For the old U.S. Bureau of Fisheries, he was the first to study oysters in a scientific fashion, and he halted the practice of stocking to bolster fish stocks. “Fish know more about where to hatch than man, and they should. They’ve been at it for at least many tens of thousands of years,” he told me in an interview in 1977.
… and Peers
There were Judy Johnson and the late Bill Green of Snow Hill, who at their time and expense for years effectively fought to Save Assateague Island. They started as voices in the wilderness; people eventually started to listen. Then came the steam-roller effect, and out the window went federal proposals to allow the building of 5,000 homes on the thin sand spit that protects the mainland from the fury of the Atlantic.

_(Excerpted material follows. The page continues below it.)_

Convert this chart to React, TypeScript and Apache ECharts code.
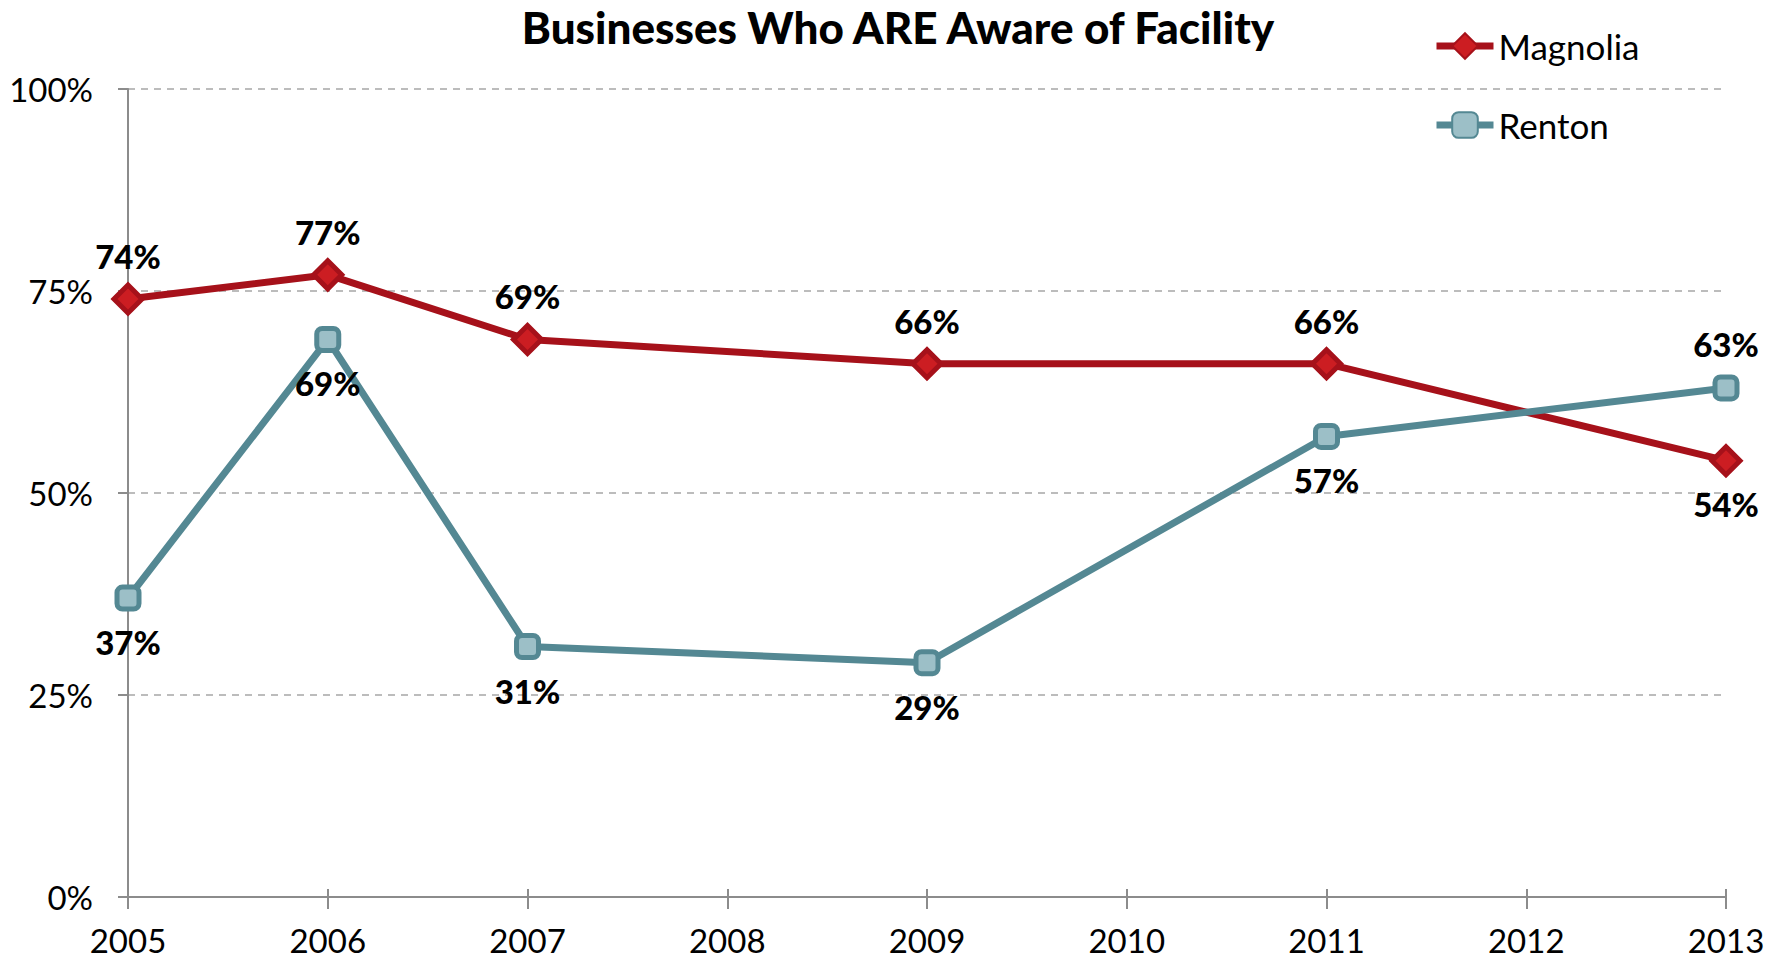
import React, { useEffect, useRef } from "react";
import * as echarts from "echarts";

const years = ["2005", "2006", "2007", "2008", "2009", "2010", "2011", "2012", "2013"];
const magnolia: (number | null)[] = [74, 77, 69, null, 66, null, 66, null, 54];
const renton: (number | null)[] = [37, 69, 31, null, 29, null, 57, null, 63];
const magnoliaLabelPos = ["top", "top", "top", "top", "top", "top", "top", "top", "bottom"];
const rentonLabelPos = ["bottom", "bottom", "bottom", "bottom", "bottom", "bottom", "bottom", "bottom", "top"];
const yTicks = [0, 25, 50, 75, 100];

const FONT = "Lato, 'Open Sans', sans-serif";

export default function App() {
  const ref = useRef<HTMLDivElement>(null);
  useEffect(() => {
    if (!ref.current) return;
    const chart = echarts.init(ref.current, null, { renderer: "svg" });
    const mk = (vals: (number | null)[], pos: string[]) =>
      vals.map((v, i) => ({
        value: v,
        label: { position: pos[i] },
      }));
    chart.setOption({
      animation: false,
      backgroundColor: "#ffffff",
      title: {
        text: "Businesses Who ARE Aware of Facility",
        left: 893,
        textAlign: "center",
        top: 0,
        textStyle: { fontFamily: FONT, fontWeight: 900, fontSize: 44, color: "#000" },
      },
      legend: {
        orient: "vertical",
        left: 1428,
        top: 23,
        itemWidth: 57,
        itemHeight: 32,
        itemGap: 43,
        textStyle: { fontFamily: FONT, fontSize: 35, color: "#000", lineHeight: 36 },
        data: [
          { name: "Magnolia", lineStyle: { width: 7 } },
          { name: "Renton", lineStyle: { width: 7 } },
        ],
      },
      grid: { left: 128, right: 53, top: 89, bottom: 65, containLabel: false },
      xAxis: [
        {
          type: "category",
          data: years,
          boundaryGap: false,
          axisLine: { lineStyle: { color: "#8c8c8c", width: 2 } },
          axisTick: { show: true, alignWithLabel: true, length: 12, lineStyle: { color: "#8c8c8c", width: 2 } },
          axisLabel: { fontFamily: FONT, fontSize: 33, color: "#000", margin: 26 },
          splitLine: { show: false },
        },
        {
          type: "category",
          data: years,
          boundaryGap: false,
          position: "bottom",
          axisLine: { show: false },
          axisTick: { show: true, inside: true, length: 8, lineStyle: { color: "#8c8c8c", width: 2 } },
          axisLabel: { show: false },
          splitLine: { show: false },
        },
      ],
      yAxis: {
        type: "value",
        min: yTicks[0],
        max: yTicks[yTicks.length - 1],
        interval: 25,
        axisLine: { show: true, lineStyle: { color: "#8c8c8c", width: 2 } },
        axisTick: { show: true, length: 10, lineStyle: { color: "#8c8c8c", width: 2 } },
        axisLabel: { fontFamily: FONT, fontSize: 33, color: "#000", margin: 35, formatter: "{value}%" },
        splitLine: { show: true, lineStyle: { color: "#a6a6a6", width: 1.5, type: [7, 6] } },
      },
      series: [
        {
          name: "Magnolia",
          type: "line",
          data: mk(magnolia, magnoliaLabelPos),
          connectNulls: true,
          symbol: "diamond",
          symbolSize: 28,
          z: 3,
          lineStyle: { color: "#A6111A", width: 7 },
          itemStyle: { color: "#CC1D22", borderColor: "#A6111A", borderWidth: 5 },
          label: {
            show: true,
            distance: 10,
            formatter: "{c}%",
            fontFamily: FONT,
            fontWeight: 900,
            fontSize: 33,
            color: "#000",
          },
        },
        {
          name: "Renton",
          type: "line",
          data: mk(renton, rentonLabelPos),
          connectNulls: true,
          symbol: "roundRect",
          symbolSize: 22,
          z: 4,
          lineStyle: { color: "#548893", width: 7 },
          itemStyle: { color: "#9CBFC7", borderColor: "#548893", borderWidth: 5 },
          label: {
            show: true,
            distance: 14,
            formatter: "{c}%",
            fontFamily: FONT,
            fontWeight: 900,
            fontSize: 33,
            color: "#000",
          },
        },
      ],
    });
    return () => chart.dispose();
  }, []);
  return (
    <div
      ref={ref}
      style={{ position: "absolute", left: 0, top: 0, width: 1779, height: 962, background: "#fff" }}
    />
  );
}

There were the late Baltimoreans George Gambrill, Gardner Hoerichs and Archie Cohen, the three top honchos of the old Maryland Rockfish Protective Association when I arrived in Maryland in the mid ’50s. They devoted their energies and cash in an ongoing campaign to make fishermen and the public aware that rockfish were in trouble. They were activists in the true sense of the word.
The rockfish group had folded by the time rockfish stocks crashed and the moratorium came, but they made their mark in a coastal campaign from Maine to Florida to save stripers from nets in many states. You might call ’em the Fathers of Rockfish Awareness.
There was the late Curly Byrd, better known as the president and popular football coach at the University of Maryland, who in his 70s took over as tidewater fisheries boss with the switch from a commission to an agency.
With the energy of a man half his age, Byrd was determined to make Chesapeake Bay a magnificent sports fishery while not running commercial fishing out of the state. He succeeded, probably beyond his own expectations, and against formidable odds. You might call him the Father of Bay Recreational Fishing.
There was the man who brought Curly Byrd into the picture, a man who hailed from Crisfield, the very heart of commercial fishing, and who sent chills down the spine of sports-fishing interests only later to be acclaimed by many as the greatest conservation chief executive in this state’s history. He was Gov. Millard J. Tawes, who later became the first secretary of the Department of Natural Resources.
He surprised everyone in his quest as governor to make the pleasures of our natural resources state parks, forests, fish and game available to all the people of Maryland. He was governor and DNR chief when the state park system had the greatest growth in our history. For a time it was as good as any in the nation, until hard times hit and budgets were cut. Call him the Father of Forests and Parks.
There were:
• Jim Coulter, the DNR chief who put his job on the line more than once in bucking governors to back sound conservation practices
• Tom Horton, who wrote the greatest columns on the Bay for the Sun, pieces in which he explained in common language what was wrong and why. Call him the Father of Bay Awareness.
• Republican U.S. Senator Mac Mathias, who fought long and hard in Congress and the state for Bay projects.
• Barbara Mikulski, who took on where he left off.
• Former Gov. Theodore Roosevelt McKeldin, probably the state’s first chief who worked effectively to guarantee citizens could reap the wonders of the environment. His crowning achievement was making a long stretch of the Susquehanna shoreline a state park and safe from development. Call him the Father of the Susky.
Look around. We have now and in the past many true conservationists, people like Frank Burt Smoot with agendas of their own. Enough said.